First, indent with two spaces only. Then, primitive values such as numbers, booleans, strings, and null, follow the rules of JSON primitives; whatever the value, JSON can parse it (correctly). The exception is NaN, which YAML denotes as .NaN, and plus and minus infinity, which it denotes .Inf and -.Inf. These values remain valid in Strict YAML.

Multiline strings with the | syntax are permitted, but > is not, and neither are the whitespace control markers - and + (as in e.g. >-). They are simply not necessary. For granular whitespace control, use the quoted string syntax with \n for newlines.

Dates follow the ISO 8601 format: YYYY-MM-DDThh:mm:ss.sss.
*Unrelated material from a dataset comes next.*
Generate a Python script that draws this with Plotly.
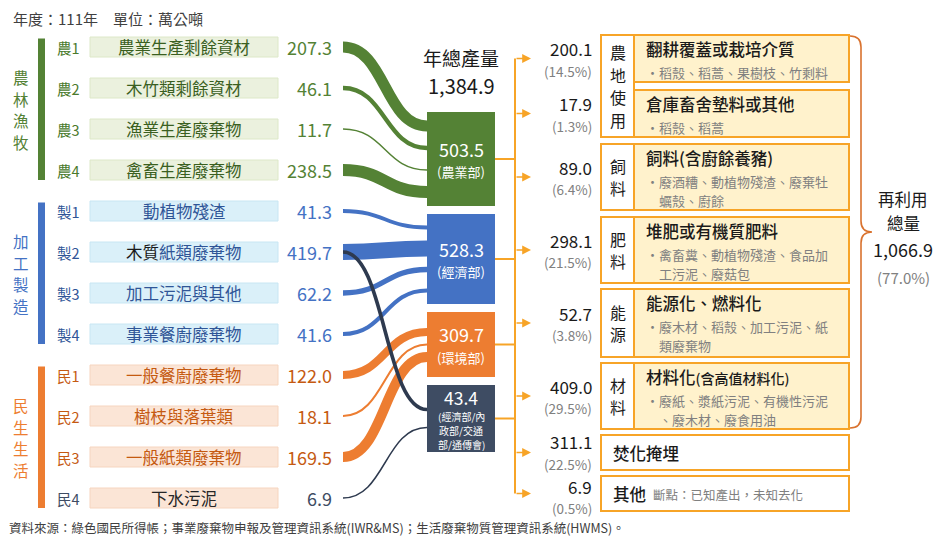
import plotly.graph_objects as go
import math

# ---------------- data ----------------
group_names = ["農林漁牧", "加工製造", "民生生活"]
source_codes = ["農1", "農2", "農3", "農4", "製1", "製2", "製3", "製4", "民1", "民2", "民3", "民4"]
source_labels = ["農業生產剩餘資材", "木竹類剩餘資材", "漁業生產廢棄物", "禽畜生產廢棄物",
                 "動植物殘渣", "木質紙類廢棄物", "加工污泥與其他", "事業餐廚廢棄物",
                 "一般餐廚廢棄物", "樹枝與落葉類", "一般紙類廢棄物", "下水污泥"]
source_values = [207.3, 46.1, 11.7, 238.5, 41.3, 419.7, 62.2, 41.6, 122.0, 18.1, 169.5, 6.9]
source_group = [0, 0, 0, 0, 1, 1, 1, 1, 2, 2, 2, 2]

node_values = [503.5, 528.3, 309.7, 43.4]
node_labels = [["(農業部)"], ["(經濟部)"], ["(環境部)"], ["(經濟部/內", "政部/交通", "部/通傳會)"]]
total_output = 1384.9

link_source = [0, 1, 2, 3, 4, 5, 6, 7, 5, 8, 9, 10, 11]
link_target = [0, 0, 0, 0, 1, 1, 1, 1, 3, 2, 2, 2, 3]
link_value = [207.3, 46.1, 11.7, 238.5, 41.3, 383.2, 62.2, 41.6, 36.5, 122.0, 18.1, 169.5, 6.9]

out_values = [200.1, 17.9, 89.0, 298.1, 52.7, 409.0, 311.1, 6.9]
out_pct = [14.5, 1.3, 6.4, 21.5, 3.8, 29.5, 22.5, 0.5]
out_titles = ["翻耕覆蓋或栽培介質", "倉庫畜舍墊料或其他", "飼料(含廚餘養豬)", "堆肥或有機質肥料",
              "能源化、燃料化", "材料化<span style='font-size:14px'>(含高值材料化)</span>", "焚化掩埋", "其他"]
out_details = [["稻殼、稻蒿、果樹枝、竹剩料"], ["稻殼、稻蒿"],
               ["廢酒糟、動植物殘渣、廢棄牡", "蠣殼、廚餘"],
               ["禽畜糞、動植物殘渣、食品加", "工污泥、廢菇包"],
               ["廢木材、稻殼、加工污泥、紙", "類廢棄物"],
               ["廢紙、漿紙污泥、有機性污泥", "、廢木材、廢食用油"], [], []]
out_notes = ["", "", "", "", "", "", "", "斷點：已知產出，未知去化"]
out_category = ["農地使用", "農地使用", "飼料", "肥料", "能源", "材料", None, None]
reuse_total = 1066.9
reuse_pct = 77.0

header_text = "年度：111年　單位：萬公噸"
footer_text = "資料來源：綠色國民所得帳；事業廢棄物申報及管理資訊系統(IWR&MS)；生活廢棄物質管理資訊系統(HWMS)。"

# ---------------- style / layout ----------------
FONT = "Noto Sans CJK TC"
W, H = 945, 539
GROUP_MAIN = ["#548235", "#4472C4", "#ED7D31"]
GROUP_CODE = ["#4A7A2C", "#2F5597", "#C55A11"]
GROUP_LABEL = ["#3A5F1F", "#2F5597", "#C55A11"]
GROUP_VALUE = ["#548235", "#4472C4", "#C55A11"]
GROUP_FILL = ["#EBF1DE", "#DAF0F9", "#FBE5D6"]
GROUP_FILL_LINE = ["#DDE8C8", "#C8E6F3", "#F6D5BF"]
DARK = "#3E4C63"
DARK_LINE = "#2E3A4F"
NODE_COLORS = ["#548235", "#4472C4", "#ED7D31", DARK]
ORANGE = "#F7A427"
BRACE = "#D9722E"
GRAY = "#808080"

ROW_Y0, ROW_STEP = 47, 41
row_y = [ROW_Y0 + ROW_STEP * i for i in range(len(source_codes))]
LABEL_X0, LABEL_X1 = 90, 278
VALUE_X = 333
CODE_X = 56
FLOW_X0, FLOW_X1 = 343, 427
NODE_X0, NODE_X1 = 427, 495
NODE_Y = [(112, 206), (214, 304), (312, 377), (385, 452)]
NODE_SPREAD = [22, 21, 12.5, 18]
TRUNK_X, ARROW_X = 515, 531
OUT_VALUE_X = 593
OUT_TEXT_SHIFT = [0, 0, 0, 0, 0, 0, -1, 2.5]
CAT_X0, CAT_X1, BOX_X1 = 601, 634, 849
BOX_Y = [(35, 82), (90, 137), (144, 210), (217, 283), (289, 357), (363, 429), (435, 470), (476, 511)]

shapes = []
ann = []


def txt(x, y, text, size, color, xanchor="center", weight=None, yanchor="middle"):
    f = dict(family=FONT, size=size, color=color)
    if weight:
        f["weight"] = weight
    ann.append(dict(x=x, y=y, xref="x", yref="y", text=text, showarrow=False,
                    xanchor=xanchor, yanchor=yanchor, font=f, borderpad=0, align="left"))


def lines(x, yc, items, size, color, step, xanchor="center"):
    n = len(items)
    for m, t in enumerate(items):
        txt(x, yc + (m - (n - 1) / 2) * step, t, size, color, xanchor=xanchor)


def rect(x0, y0, x1, y1, fill, line=None, lw=0):
    shapes.append(dict(type="rect", xref="x", yref="y", x0=x0, y0=y0, x1=x1, y1=y1,
                       fillcolor=fill, line=dict(color=line or fill, width=lw), layer="above"))


def seg(x0, y0, x1, y1, color, lw):
    shapes.append(dict(type="line", xref="x", yref="y", x0=x0, y0=y0, x1=x1, y1=y1,
                       line=dict(color=color, width=lw), layer="above"))


# header / footer
txt(12, 18, header_text, 15, "#404040", xanchor="left")
txt(8, 527.5, footer_text, 12.5, "#404040", xanchor="left")

# group bars + labels
for g, name in enumerate(group_names):
    idx = [i for i, s in enumerate(source_group) if s == g]
    top = row_y[idx[0]] - 8.5
    bot = row_y[idx[-1]] + 10
    rect(38, top, 45, bot, GROUP_MAIN[g])
    lines(21, (row_y[idx[0]] + row_y[idx[-1]]) / 2 + 1, list(name), 15.5, GROUP_MAIN[g], 21.5)

# source rows
for i, code in enumerate(source_codes):
    g = source_group[i]
    y = row_y[i]
    last = (i == len(source_codes) - 1)
    rect(LABEL_X0, y - 10, LABEL_X1, y + 10, GROUP_FILL[g], GROUP_FILL_LINE[g], 1)
    ccol = DARK if last else GROUP_CODE[g]
    vcol = DARK if last else GROUP_VALUE[g]
    lcol = "#262626" if last else GROUP_LABEL[g]
    label = source_labels[i]
    if label.startswith("木質紙"):
        label = "<span style='color:#1a1a1a'>木質</span>" + label[2:]
    txt(CODE_X, y, code, 14.5, ccol, xanchor="left")
    txt((LABEL_X0 + LABEL_X1) / 2, y, label, 16.5, lcol)
    txt(VALUE_X, y, f"{source_values[i]:.1f}", 18, vcol, xanchor="right")


# flows
def sig_path(x0, y0, x1, y1):
    xm = (x0 + x1) / 2
    return f"M {x0},{y0} C {xm},{y0} {xm},{y1} {x1},{y1}"


landing = {}
for k in range(len(node_values)):
    ls = sorted([j for j, t in enumerate(link_target) if t == k], key=lambda j: link_source[j])
    c = (NODE_Y[k][0] + NODE_Y[k][1]) / 2
    n = len(ls)
    for m, j in enumerate(ls):
        landing[j] = c + (m - (n - 1) / 2) * NODE_SPREAD[k]

order = sorted(range(len(link_value)), key=lambda j: (link_target[j] == 3, link_target[j]))
for j in order:
    s = link_source[j]
    t = link_target[j]
    w = max(1.5, 0.9 * math.sqrt(link_value[j]) - 1.8)
    color = DARK_LINE if t == 3 else GROUP_MAIN[source_group[s]]
    shapes.append(dict(type="path", xref="x", yref="y",
                       path=sig_path(FLOW_X0, row_y[s], FLOW_X1, landing[j]),
                       line=dict(color=color, width=w), layer="above"))

# nodes
for k, v in enumerate(node_values):
    y0, y1 = NODE_Y[k]
    rect(NODE_X0, y0, NODE_X1, y1, NODE_COLORS[k])
    cx = (NODE_X0 + NODE_X1) / 2
    c = (y0 + y1) / 2
    if k < 3:
        txt(cx, c - 10.5, f"{v:.1f}", 18, "white")
        txt(cx, c + 12.5, node_labels[k][0], 13, "white")
    else:
        txt(cx, y0 + 12.5, f"{v:.1f}", 17.5, "white")
        lines(cx, y0 + 45, node_labels[k], 10, "white", 14)
    seg(NODE_X1, c, TRUNK_X, c, ORANGE, 2)

txt((NODE_X0 + NODE_X1) / 2, 57.5, "年總產量", 19, "#1a1a1a")
txt((NODE_X0 + NODE_X1) / 2, 85.5, f"{total_output:,.1f}", 20, "#1a1a1a")

# outputs
centers = [(a + b) / 2 for a, b in BOX_Y]
seg(TRUNK_X, centers[0], TRUNK_X, centers[-1], ORANGE, 2)
for i, v in enumerate(out_values):
    c = centers[i]
    ann.append(dict(x=ARROW_X, y=c, ax=TRUNK_X, ay=c, xref="x", yref="y", axref="x", ayref="y",
                    text="", showarrow=True, arrowhead=2, arrowsize=1.1, arrowwidth=1.6,
                    arrowcolor=ORANGE))
    ty = c + OUT_TEXT_SHIFT[i]
    txt(OUT_VALUE_X, ty - 10, f"{v:.1f}", 17, "#1a1a1a", xanchor="right")
    txt(OUT_VALUE_X, ty + 12.2, f"({out_pct[i]:.1f}%)", 13.5, GRAY, xanchor="right")

# category boxes
cats = []
for i, cname in enumerate(out_category):
    if cname is None:
        continue
    if cats and cats[-1][0] == cname:
        cats[-1][2] = BOX_Y[i][1]
    else:
        cats.append([cname, BOX_Y[i][0], BOX_Y[i][1]])
for cname, y0, y1 in cats:
    rect(CAT_X0, y0, CAT_X1, y1, "white", ORANGE, 2)
    lines((CAT_X0 + CAT_X1) / 2, (y0 + y1) / 2, list(cname), 16, "#1a1a1a", 22.5)

for i, title in enumerate(out_titles):
    y0, y1 = BOX_Y[i]
    if out_category[i] is not None:
        rect(CAT_X1, y0, BOX_X1, y1, "#FFF2CC", ORANGE, 2)
        txt(645, y0 + 13.5, title, 16.5, "#1a1a1a", xanchor="left", weight=500)
        for m, line in enumerate(out_details[i]):
            ly = y0 + 37.5 + m * 18.5
            if m == 0:
                txt(645, ly, "•", 13, GRAY, xanchor="left")
            txt(658, ly, line, 13, GRAY, xanchor="left")
    else:
        rect(CAT_X0, y0, BOX_X1, y1, "white", ORANGE, 2)
        txt(612, (y0 + y1) / 2, title, 16.5, "#1a1a1a", xanchor="left", weight=500)
        if out_notes[i]:
            txt(652, (y0 + y1) / 2 + 1, out_notes[i], 12.5, GRAY, xanchor="left")

# brace over reuse outputs
reuse_idx = [i for i, c in enumerate(out_category) if c is not None]
bt = BOX_Y[reuse_idx[0]][0] + 1
bb = BOX_Y[reuse_idx[-1]][1] - 1
bm = (bt + bb) / 2
bx = 861
brace = (f"M 850,{bt} Q {bx},{bt} {bx},{bt + 11} L {bx},{bm - 11} Q {bx},{bm} {bx + 11},{bm} "
         f"Q {bx},{bm} {bx},{bm + 11} L {bx},{bb - 11} Q {bx},{bb} 850,{bb}")
shapes.append(dict(type="path", xref="x", yref="y", path=brace,
                   line=dict(color=BRACE, width=1.6), layer="above"))
lines(903, 211, ["再利用", "總量"], 16.5, "#1a1a1a", 23.5)
txt(903, 249, f"{reuse_total:,.1f}", 18, "#1a1a1a")
txt(903, 277, f"({reuse_pct:.1f}%)", 15, GRAY)

fig = go.Figure()
fig.add_trace(go.Scatter(x=[0, W], y=[0, H], mode="markers", marker=dict(opacity=0),
                         hoverinfo="skip", showlegend=False))
fig.update_layout(width=W, height=H, margin=dict(l=0, r=0, t=0, b=0, pad=0),
                  paper_bgcolor="white", plot_bgcolor="white", showlegend=False,
                  font=dict(family=FONT),
                  xaxis=dict(range=[0, W], visible=False, fixedrange=True),
                  yaxis=dict(range=[H, 0], visible=False, fixedrange=True),
                  shapes=shapes, annotations=ann)
fig.write_html("out.html", config={"displayModeBar": False})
It must at least specify the year and month (just specifying the year results in a number, not a date), every subsequent specifier is optional.

Objects are written very similarly to original YAML, with keys not requiring quotes. For simplicity, quotes are only optional if keys start with a letter (A through Z, case-insensitively) or an underscore.

Arrays use the - syntax, and must not be indented further than their parent key. That is, the key must start on the same line as the dashes. This is to create more consistency in indentation.

Lastly, comments; they must appear by themselves on a line (potentially indented). They are treated as an empty newline. Naturally, it is not possible to use them inside multiline strings.

All in all, here's an example of Strict YAML:

example:
  number_array:
  - -.Inf
  - -23
  - .5
  - 1.2e+5
  - .Inf
  - .NaN
  is_simpler_than_yaml: "For sure"
  "~~weird keys possible~~": true
  nesting:
    valid_since: 2024-09-01T15
    # Comments also fine
    multiline: |
      Of course. But,
      # this is not a comment.
  lastly: {"json": {"isAllowed": true}}

Now what?

This is a fictitous language. So far. But, sooner or later, I'll write a parser for this. Perhaps I'll share some of the process along the way.